Data entries
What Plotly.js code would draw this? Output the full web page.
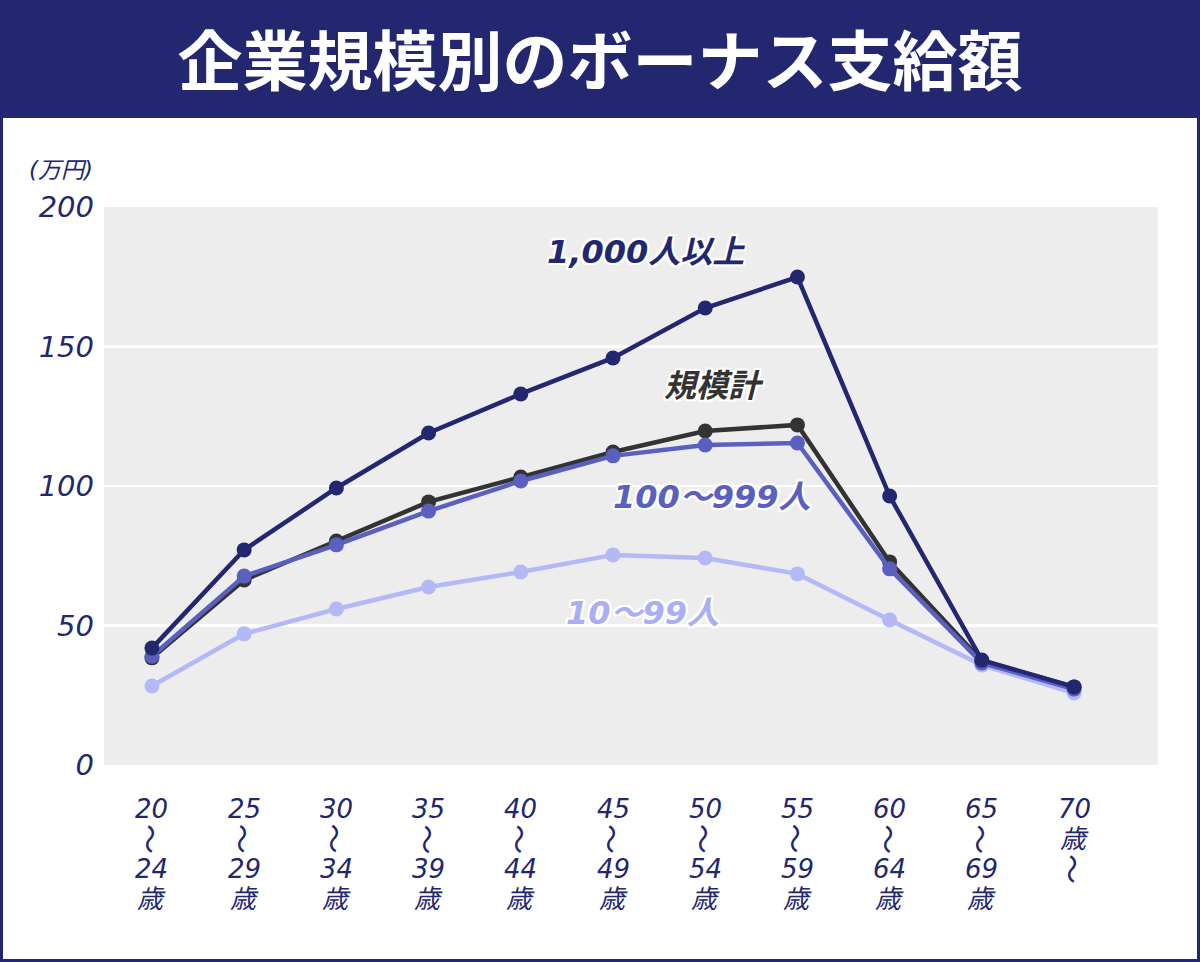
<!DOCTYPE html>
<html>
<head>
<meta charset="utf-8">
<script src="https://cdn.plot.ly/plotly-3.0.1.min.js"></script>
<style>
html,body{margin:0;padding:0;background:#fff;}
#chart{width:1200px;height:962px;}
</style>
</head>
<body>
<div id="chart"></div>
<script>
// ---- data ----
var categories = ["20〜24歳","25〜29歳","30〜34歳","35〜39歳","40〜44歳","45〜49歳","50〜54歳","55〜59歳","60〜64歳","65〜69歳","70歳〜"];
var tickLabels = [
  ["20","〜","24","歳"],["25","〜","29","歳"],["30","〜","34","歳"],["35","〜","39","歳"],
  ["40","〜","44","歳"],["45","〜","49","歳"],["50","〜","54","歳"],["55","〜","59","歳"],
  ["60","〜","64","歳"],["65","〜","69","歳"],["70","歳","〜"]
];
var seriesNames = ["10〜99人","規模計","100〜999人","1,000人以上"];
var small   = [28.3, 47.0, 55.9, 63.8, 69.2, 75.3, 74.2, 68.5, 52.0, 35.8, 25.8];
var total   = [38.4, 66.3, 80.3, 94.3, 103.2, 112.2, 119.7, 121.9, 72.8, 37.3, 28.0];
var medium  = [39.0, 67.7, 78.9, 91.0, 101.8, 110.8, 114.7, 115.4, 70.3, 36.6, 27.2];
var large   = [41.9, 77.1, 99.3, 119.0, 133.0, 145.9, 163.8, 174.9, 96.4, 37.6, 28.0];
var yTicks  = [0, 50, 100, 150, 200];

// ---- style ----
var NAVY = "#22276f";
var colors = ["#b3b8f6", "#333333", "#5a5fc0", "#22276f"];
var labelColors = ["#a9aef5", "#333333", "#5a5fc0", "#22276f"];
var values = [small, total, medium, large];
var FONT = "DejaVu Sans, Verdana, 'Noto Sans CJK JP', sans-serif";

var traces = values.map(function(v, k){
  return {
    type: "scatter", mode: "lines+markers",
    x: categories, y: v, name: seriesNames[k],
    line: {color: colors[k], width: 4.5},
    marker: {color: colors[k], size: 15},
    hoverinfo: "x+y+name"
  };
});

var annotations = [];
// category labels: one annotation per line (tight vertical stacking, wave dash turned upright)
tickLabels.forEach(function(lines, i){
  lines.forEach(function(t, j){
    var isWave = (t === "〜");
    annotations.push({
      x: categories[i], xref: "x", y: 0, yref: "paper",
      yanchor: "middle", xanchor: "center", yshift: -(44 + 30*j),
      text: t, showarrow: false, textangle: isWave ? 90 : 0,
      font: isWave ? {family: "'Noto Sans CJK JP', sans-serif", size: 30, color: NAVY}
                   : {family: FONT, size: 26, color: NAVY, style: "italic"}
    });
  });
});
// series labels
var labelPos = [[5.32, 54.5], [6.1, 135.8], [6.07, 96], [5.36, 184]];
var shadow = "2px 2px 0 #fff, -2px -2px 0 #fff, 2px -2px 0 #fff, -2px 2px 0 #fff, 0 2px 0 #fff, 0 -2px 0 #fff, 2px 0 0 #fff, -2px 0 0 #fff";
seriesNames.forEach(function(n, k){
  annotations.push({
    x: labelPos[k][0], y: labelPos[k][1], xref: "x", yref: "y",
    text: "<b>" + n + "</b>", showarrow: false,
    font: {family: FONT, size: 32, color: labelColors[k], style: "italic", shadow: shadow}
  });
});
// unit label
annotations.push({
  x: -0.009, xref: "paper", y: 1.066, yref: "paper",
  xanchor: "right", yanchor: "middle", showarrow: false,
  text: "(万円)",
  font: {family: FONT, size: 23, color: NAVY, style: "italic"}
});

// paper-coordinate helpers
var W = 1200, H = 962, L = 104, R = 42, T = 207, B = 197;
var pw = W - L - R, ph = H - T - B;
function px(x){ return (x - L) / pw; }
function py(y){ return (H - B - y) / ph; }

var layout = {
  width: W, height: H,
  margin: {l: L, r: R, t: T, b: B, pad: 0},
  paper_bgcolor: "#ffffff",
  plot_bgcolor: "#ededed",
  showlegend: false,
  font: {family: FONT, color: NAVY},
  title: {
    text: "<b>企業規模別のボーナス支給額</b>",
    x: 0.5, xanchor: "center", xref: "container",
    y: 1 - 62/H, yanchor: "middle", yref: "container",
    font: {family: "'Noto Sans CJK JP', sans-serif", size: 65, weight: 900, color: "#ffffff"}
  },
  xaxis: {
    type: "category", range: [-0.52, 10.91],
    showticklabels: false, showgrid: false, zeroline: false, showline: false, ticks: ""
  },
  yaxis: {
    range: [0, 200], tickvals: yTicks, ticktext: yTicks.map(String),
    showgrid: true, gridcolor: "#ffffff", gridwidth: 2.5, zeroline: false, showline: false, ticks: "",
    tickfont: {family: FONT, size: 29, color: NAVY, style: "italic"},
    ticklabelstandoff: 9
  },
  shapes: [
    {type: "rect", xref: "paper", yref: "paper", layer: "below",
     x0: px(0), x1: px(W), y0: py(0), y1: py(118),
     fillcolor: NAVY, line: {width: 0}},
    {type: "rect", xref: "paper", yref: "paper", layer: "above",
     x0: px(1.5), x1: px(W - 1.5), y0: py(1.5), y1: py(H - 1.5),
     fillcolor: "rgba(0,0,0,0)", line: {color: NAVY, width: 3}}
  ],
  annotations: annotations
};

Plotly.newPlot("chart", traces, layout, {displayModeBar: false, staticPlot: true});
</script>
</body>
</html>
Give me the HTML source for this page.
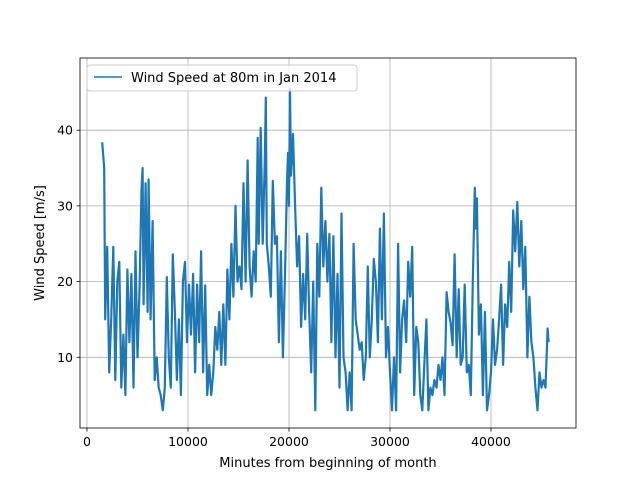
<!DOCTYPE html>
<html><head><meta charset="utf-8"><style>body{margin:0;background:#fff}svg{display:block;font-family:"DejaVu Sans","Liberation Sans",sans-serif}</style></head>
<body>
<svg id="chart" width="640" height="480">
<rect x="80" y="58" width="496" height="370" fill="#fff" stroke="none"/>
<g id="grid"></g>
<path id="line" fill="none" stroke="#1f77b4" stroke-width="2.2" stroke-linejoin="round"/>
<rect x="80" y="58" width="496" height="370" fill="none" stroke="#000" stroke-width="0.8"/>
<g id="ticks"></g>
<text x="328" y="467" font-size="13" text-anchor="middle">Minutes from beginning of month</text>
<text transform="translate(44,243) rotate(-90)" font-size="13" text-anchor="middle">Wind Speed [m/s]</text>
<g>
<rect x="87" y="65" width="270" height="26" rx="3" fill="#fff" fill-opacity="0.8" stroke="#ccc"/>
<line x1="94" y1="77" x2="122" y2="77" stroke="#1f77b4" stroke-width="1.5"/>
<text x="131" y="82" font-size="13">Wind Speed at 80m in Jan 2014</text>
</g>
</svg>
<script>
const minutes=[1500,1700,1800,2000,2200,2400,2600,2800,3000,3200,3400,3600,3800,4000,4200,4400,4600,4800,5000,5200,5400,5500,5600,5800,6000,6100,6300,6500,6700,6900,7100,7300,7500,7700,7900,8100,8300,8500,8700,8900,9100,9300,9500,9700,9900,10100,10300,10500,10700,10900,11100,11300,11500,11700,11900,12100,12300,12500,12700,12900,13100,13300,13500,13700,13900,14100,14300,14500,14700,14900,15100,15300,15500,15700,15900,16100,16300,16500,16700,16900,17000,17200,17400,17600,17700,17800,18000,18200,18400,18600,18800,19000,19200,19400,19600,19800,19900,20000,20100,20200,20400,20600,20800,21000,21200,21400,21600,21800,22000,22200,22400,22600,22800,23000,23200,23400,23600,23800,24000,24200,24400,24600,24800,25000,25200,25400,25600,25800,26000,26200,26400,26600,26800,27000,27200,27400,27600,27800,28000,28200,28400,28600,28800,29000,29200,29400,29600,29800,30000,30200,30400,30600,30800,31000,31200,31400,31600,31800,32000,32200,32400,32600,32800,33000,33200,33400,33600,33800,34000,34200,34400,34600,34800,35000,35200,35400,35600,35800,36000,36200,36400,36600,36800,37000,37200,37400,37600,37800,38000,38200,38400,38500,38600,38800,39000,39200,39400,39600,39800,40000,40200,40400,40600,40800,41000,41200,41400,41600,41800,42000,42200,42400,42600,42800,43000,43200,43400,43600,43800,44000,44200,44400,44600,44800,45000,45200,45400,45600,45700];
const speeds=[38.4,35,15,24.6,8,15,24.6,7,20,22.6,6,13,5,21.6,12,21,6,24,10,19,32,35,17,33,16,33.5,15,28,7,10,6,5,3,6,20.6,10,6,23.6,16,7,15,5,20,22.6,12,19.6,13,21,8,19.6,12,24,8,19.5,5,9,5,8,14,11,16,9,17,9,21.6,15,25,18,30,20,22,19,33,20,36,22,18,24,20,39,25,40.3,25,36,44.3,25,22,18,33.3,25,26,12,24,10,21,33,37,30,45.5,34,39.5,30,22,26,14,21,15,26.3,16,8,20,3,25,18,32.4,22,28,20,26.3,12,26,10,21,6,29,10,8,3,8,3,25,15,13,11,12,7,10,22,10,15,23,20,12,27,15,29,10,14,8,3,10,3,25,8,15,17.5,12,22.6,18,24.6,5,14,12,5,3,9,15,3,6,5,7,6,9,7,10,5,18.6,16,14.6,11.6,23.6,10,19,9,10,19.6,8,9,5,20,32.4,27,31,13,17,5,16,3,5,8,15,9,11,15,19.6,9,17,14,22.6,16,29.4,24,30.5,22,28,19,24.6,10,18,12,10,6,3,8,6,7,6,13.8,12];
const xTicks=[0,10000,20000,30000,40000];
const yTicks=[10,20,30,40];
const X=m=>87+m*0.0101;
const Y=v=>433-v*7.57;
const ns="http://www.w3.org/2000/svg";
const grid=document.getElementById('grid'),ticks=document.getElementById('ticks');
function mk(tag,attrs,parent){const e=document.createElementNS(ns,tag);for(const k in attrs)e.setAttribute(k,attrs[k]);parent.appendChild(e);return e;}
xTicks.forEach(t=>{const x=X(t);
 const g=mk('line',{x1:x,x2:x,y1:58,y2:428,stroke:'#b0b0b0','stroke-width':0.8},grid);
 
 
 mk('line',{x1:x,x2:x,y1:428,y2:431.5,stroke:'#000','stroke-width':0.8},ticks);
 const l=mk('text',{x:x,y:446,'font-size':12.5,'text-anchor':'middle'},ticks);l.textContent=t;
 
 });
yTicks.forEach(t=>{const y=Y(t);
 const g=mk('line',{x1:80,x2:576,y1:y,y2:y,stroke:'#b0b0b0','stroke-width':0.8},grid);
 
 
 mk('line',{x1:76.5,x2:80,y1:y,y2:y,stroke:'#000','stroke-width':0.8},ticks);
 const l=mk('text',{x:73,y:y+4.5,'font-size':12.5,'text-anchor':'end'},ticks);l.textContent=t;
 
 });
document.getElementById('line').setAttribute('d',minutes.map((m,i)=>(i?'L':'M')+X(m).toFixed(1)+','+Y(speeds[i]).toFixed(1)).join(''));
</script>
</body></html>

WRITTEN EXERCISE: Exactly and only the lines from the top of the records down to the line containing "Sans, Verdana, 'Noto" should be transcribed, please, without the pictures.

EXERCISE OUTPUT:
What Plotly.js code would draw this? Output the full web page.
<!DOCTYPE html>
<html>
<head>
<meta charset="utf-8">
<script src="https://cdn.plot.ly/plotly-3.0.1.min.js"></script>
<style>
html,body{margin:0;padding:0;background:#fff;}
#chart{width:1200px;height:962px;}
</style>
</head>
<body>
<div id="chart"></div>
<script>
// ---- data ----
var categories = ["20〜24歳","25〜29歳","30〜34歳","35〜39歳","40〜44歳","45〜49歳","50〜54歳","55〜59歳","60〜64歳","65〜69歳","70歳〜"];
var tickLabels = [
  ["20","〜","24","歳"],["25","〜","29","歳"],["30","〜","34","歳"],["35","〜","39","歳"],
  ["40","〜","44","歳"],["45","〜","49","歳"],["50","〜","54","歳"],["55","〜","59","歳"],
  ["60","〜","64","歳"],["65","〜","69","歳"],["70","歳","〜"]
];
var seriesNames = ["10〜99人","規模計","100〜999人","1,000人以上"];
var small   = [28.3, 47.0, 55.9, 63.8, 69.2, 75.3, 74.2, 68.5, 52.0, 35.8, 25.8];
var total   = [38.4, 66.3, 80.3, 94.3, 103.2, 112.2, 119.7, 121.9, 72.8, 37.3, 28.0];
var medium  = [39.0, 67.7, 78.9, 91.0, 101.8, 110.8, 114.7, 115.4, 70.3, 36.6, 27.2];
var large   = [41.9, 77.1, 99.3, 119.0, 133.0, 145.9, 163.8, 174.9, 96.4, 37.6, 28.0];
var yTicks  = [0, 50, 100, 150, 200];

// ---- style ----
var NAVY = "#22276f";
var colors = ["#b3b8f6", "#333333", "#5a5fc0", "#22276f"];
var labelColors = ["#a9aef5", "#333333", "#5a5fc0", "#22276f"];
var values = [small, total, medium, large];
var FONT = "DejaVu Sans, Verdana, 'Noto Sans CJK JP', sans-serif";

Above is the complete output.